** Start **
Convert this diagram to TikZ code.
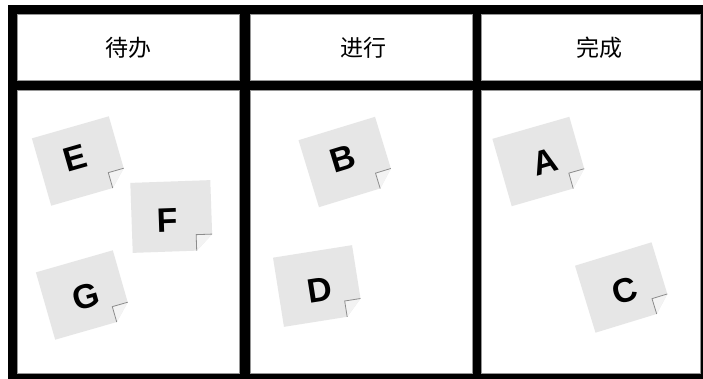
\documentclass[tikz,border=0pt]{standalone}
\usepackage{fontspec}
\setmainfont{Liberation Sans}
\newfontfamily\cjk{Noto Sans CJK SC}
\definecolor{notegray}{RGB}{230,230,230}
\definecolor{flapgray}{RGB}{243,243,243}
\definecolor{edgegray}{RGB}{150,150,150}
\definecolor{foldgray}{RGB}{140,140,140}
\tikzset{
  box/.style={fill=white, draw=edgegray, line width=0.7pt},
  headtext/.style={inner sep=0pt, font=\cjk\fontsize{23}{27}\selectfont},
  letterstyle/.style={inner sep=0pt, font=\bfseries\fontsize{34}{38}\selectfont},
  foldline/.style={draw=foldgray, line width=0.8pt},
}
\newcommand\stickynote[7]{%
  \begin{scope}[shift={(#2,#3)},rotate=#4]
    \fill[notegray] (-40,-35) -- (40,-35) -- (40,19) -- (24,35) -- (-40,35) -- cycle;
    \fill[flapgray] (24,19) -- (40,19) -- (24,35) -- cycle;
    \draw[foldline] (40,19) -- (24,19) -- (24,35);
  \end{scope}
  \node[letterstyle, rotate=#4] (#1) at (#6,#7) {#5};}
\begin{document}
\begin{tikzpicture}[x=1pt,y=-1pt]
  \useasboundingbox (0,0) rectangle (703,379);
  \fill[white] (0,0) rectangle (703,379);
  \fill[black] (8,5) rectangle (703,379);
  % headers
  \path[box] (17,14) rectangle (239.5,80);
  \path[box] (250,14) rectangle (472.5,80);
  \path[box] (481,14) rectangle (700,80);
  % bodies
  \path[box] (17,90.5) rectangle (239.5,373);
  \path[box] (250,90.5) rectangle (472.5,373);
  \path[box] (481,90.5) rectangle (700,373);
  \node[headtext] (todo) at (128,48) {待办};
  \node[headtext] (doing) at (363,48) {进行};
  \node[headtext] (done) at (599,48) {完成};
  % notes
  \stickynote{E}{80}{161}{16}{E}{75.5}{158}
  \stickynote{F}{171.5}{216.5}{2}{F}{167}{220}
  \stickynote{G}{84}{295}{16}{G}{86}{297}
  \stickynote{B}{347}{162}{17}{B}{343}{159}
  \stickynote{D}{318}{286}{9}{D}{319.5}{290.5}
  \stickynote{A}{540.5}{161.5}{16}{A}{545}{162}
  \stickynote{C}{623.5}{287.5}{17}{C}{625}{290.5}
\end{tikzpicture}
\end{document}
** End **
▶ _TASK DETAILS_
In the copy, include no pictures; restate the listing above exactly.

▶ _ANSWER TO THE EXERCISE_
Convert this diagram to TikZ code.
\documentclass[tikz,border=0pt]{standalone}
\usepackage{fontspec}
\setmainfont{Liberation Sans}
\newfontfamily\cjk{Noto Sans CJK SC}
\definecolor{notegray}{RGB}{230,230,230}
\definecolor{flapgray}{RGB}{243,243,243}
\definecolor{edgegray}{RGB}{150,150,150}
\definecolor{foldgray}{RGB}{140,140,140}
\tikzset{
  box/.style={fill=white, draw=edgegray, line width=0.7pt},
  headtext/.style={inner sep=0pt, font=\cjk\fontsize{23}{27}\selectfont},
  letterstyle/.style={inner sep=0pt, font=\bfseries\fontsize{34}{38}\selectfont},
  foldline/.style={draw=foldgray, line width=0.8pt},
}
\newcommand\stickynote[7]{%
  \begin{scope}[shift={(#2,#3)},rotate=#4]
    \fill[notegray] (-40,-35) -- (40,-35) -- (40,19) -- (24,35) -- (-40,35) -- cycle;
    \fill[flapgray] (24,19) -- (40,19) -- (24,35) -- cycle;
    \draw[foldline] (40,19) -- (24,19) -- (24,35);
  \end{scope}
  \node[letterstyle, rotate=#4] (#1) at (#6,#7) {#5};}
\begin{document}
\begin{tikzpicture}[x=1pt,y=-1pt]
  \useasboundingbox (0,0) rectangle (703,379);
  \fill[white] (0,0) rectangle (703,379);
  \fill[black] (8,5) rectangle (703,379);
  % headers
  \path[box] (17,14) rectangle (239.5,80);
  \path[box] (250,14) rectangle (472.5,80);
  \path[box] (481,14) rectangle (700,80);
  % bodies
  \path[box] (17,90.5) rectangle (239.5,373);
  \path[box] (250,90.5) rectangle (472.5,373);
  \path[box] (481,90.5) rectangle (700,373);
  \node[headtext] (todo) at (128,48) {待办};
  \node[headtext] (doing) at (363,48) {进行};
  \node[headtext] (done) at (599,48) {完成};
  % notes
  \stickynote{E}{80}{161}{16}{E}{75.5}{158}
  \stickynote{F}{171.5}{216.5}{2}{F}{167}{220}
  \stickynote{G}{84}{295}{16}{G}{86}{297}
  \stickynote{B}{347}{162}{17}{B}{343}{159}
  \stickynote{D}{318}{286}{9}{D}{319.5}{290.5}
  \stickynote{A}{540.5}{161.5}{16}{A}{545}{162}
  \stickynote{C}{623.5}{287.5}{17}{C}{625}{290.5}
\end{tikzpicture}
\end{document}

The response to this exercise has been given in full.